E se a scontrarsi non fossero stati semplici asteroidi condritici, ma planetesimi già belli e formati? È proprio da questa idea che è stato messo a punto il modello matematico, in grado di prevedere le collisioni di questi oggetti in un giovane Sistema solare, perturbati dal passaggio di un piccolo Giove (si ritiene che il gigante gassoso abbia perturbato molto le orbite dei planetesimi durante l'evoluzione del nostro sistema). In parole semplici, i ricercatori hanno osservato le diverse collisioni prodotte dai planetesimi espulsi da Giove e hanno analizzato le composizioni degli oggetti risultanti: sembra incredibile, ma il risultato più probabile della simulazione era proprio quello di ottenere un pianeta con la composizione della Terra.

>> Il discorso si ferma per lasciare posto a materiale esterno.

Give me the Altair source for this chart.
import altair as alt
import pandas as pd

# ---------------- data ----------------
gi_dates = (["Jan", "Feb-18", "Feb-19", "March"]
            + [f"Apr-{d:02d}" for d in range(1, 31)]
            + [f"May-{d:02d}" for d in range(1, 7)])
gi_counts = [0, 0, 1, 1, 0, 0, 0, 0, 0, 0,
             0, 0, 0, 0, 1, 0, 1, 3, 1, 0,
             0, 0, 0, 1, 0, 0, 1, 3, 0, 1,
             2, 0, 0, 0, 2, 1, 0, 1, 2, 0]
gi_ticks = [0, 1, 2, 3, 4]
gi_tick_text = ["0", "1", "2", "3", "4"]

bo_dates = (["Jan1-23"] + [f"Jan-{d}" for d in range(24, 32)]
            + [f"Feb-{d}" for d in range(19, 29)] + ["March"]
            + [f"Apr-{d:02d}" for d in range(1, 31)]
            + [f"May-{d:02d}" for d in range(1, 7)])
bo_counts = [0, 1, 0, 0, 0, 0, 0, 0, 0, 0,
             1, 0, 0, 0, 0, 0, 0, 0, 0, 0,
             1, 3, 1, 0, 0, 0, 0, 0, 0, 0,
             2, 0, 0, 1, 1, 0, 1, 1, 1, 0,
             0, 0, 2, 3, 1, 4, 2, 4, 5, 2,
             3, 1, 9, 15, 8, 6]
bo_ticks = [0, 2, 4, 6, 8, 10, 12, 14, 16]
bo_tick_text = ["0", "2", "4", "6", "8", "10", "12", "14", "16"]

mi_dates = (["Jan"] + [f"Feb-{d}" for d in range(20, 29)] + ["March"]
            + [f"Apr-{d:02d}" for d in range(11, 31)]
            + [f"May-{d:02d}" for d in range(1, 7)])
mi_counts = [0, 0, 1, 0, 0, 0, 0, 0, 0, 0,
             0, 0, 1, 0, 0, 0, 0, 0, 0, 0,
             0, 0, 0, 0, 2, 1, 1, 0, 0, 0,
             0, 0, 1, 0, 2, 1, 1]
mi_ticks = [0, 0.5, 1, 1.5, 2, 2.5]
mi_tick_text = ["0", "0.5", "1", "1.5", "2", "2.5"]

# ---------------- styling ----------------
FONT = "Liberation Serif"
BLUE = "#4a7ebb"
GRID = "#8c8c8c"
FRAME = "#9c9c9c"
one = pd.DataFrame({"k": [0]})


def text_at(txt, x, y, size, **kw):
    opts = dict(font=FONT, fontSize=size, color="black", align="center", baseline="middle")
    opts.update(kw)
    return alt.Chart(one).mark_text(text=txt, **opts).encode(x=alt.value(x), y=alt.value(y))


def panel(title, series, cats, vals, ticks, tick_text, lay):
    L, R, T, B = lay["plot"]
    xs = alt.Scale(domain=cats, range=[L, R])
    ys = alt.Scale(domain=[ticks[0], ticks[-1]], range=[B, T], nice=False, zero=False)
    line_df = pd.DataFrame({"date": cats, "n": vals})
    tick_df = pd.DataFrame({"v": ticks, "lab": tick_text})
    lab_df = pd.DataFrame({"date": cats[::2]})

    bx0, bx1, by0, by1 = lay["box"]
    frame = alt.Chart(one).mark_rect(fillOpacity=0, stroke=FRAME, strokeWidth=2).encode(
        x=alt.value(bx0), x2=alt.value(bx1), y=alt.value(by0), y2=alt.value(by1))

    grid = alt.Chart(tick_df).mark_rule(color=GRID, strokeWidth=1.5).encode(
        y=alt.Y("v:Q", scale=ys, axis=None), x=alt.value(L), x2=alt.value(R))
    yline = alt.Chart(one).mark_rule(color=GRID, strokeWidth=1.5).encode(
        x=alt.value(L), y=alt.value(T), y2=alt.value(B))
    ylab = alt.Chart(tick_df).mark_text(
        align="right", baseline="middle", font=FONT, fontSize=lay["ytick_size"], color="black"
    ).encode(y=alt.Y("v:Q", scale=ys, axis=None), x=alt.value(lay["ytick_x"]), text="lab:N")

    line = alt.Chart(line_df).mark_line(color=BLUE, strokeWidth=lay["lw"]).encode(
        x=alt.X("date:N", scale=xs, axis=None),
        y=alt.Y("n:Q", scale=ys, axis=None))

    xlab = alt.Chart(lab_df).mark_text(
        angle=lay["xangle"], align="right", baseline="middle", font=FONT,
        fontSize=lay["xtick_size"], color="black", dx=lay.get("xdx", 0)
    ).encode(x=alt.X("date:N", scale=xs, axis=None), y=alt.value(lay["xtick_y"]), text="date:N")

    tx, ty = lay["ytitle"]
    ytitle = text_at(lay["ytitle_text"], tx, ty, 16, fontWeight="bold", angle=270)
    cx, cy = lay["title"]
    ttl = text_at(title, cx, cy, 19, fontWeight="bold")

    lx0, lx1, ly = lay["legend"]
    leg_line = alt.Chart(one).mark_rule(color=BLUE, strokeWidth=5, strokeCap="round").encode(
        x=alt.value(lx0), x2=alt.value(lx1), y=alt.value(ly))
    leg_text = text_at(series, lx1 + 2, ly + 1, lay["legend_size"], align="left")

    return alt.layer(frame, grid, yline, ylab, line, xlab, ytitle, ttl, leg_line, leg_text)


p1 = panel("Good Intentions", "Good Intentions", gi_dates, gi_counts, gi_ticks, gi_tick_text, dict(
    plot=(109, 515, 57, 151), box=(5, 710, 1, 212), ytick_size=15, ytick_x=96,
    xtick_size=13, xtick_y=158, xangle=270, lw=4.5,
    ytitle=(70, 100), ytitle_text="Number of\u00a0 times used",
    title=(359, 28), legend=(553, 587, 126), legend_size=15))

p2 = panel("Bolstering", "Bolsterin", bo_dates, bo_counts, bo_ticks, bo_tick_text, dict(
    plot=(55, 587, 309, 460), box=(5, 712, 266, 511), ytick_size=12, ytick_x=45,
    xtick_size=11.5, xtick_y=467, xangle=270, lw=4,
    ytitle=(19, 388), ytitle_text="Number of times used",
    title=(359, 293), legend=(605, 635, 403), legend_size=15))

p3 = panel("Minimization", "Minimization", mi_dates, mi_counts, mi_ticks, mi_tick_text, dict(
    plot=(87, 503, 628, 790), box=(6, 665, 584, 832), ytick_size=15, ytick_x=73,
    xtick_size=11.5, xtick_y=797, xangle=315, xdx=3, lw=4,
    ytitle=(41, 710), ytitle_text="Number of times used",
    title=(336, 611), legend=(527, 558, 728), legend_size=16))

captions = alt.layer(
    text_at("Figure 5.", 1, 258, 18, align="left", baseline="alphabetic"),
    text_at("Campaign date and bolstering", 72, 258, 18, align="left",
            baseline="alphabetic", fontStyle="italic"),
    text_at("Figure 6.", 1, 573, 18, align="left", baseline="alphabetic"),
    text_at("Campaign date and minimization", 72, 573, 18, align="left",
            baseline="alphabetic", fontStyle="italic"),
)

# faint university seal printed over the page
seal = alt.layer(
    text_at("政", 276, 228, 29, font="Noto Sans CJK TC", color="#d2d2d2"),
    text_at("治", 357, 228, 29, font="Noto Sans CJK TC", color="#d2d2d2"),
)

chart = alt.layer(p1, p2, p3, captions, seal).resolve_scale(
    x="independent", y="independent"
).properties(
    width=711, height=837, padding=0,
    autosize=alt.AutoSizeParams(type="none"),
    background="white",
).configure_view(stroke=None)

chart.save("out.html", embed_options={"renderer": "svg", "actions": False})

“Anche se lo sospettavamo, abbiamo comunque trovato questo risultato davvero notevole. Ora non solo abbiamo un meccanismo che spiega meglio la formazione della Terra, ma abbiamo anche un riferimento per spiegare la formazione degli altri pianeti rocciosi”, ha dichiarato il professor Sossi. “Il nostro studio mostra quanto sia importante considerare sia la dinamica che la chimica quando si cerca di comprendere la formazione planetaria. Spero che i nostri risultati portino a una più stretta collaborazione tra i ricercatori in questi due campi”, ha concluso lo scienziato. I dettagli della ricerca “Stochastic accretion of the Earth” sono stati pubblicati sull'autorevole rivista scientifica Nature Astronomy.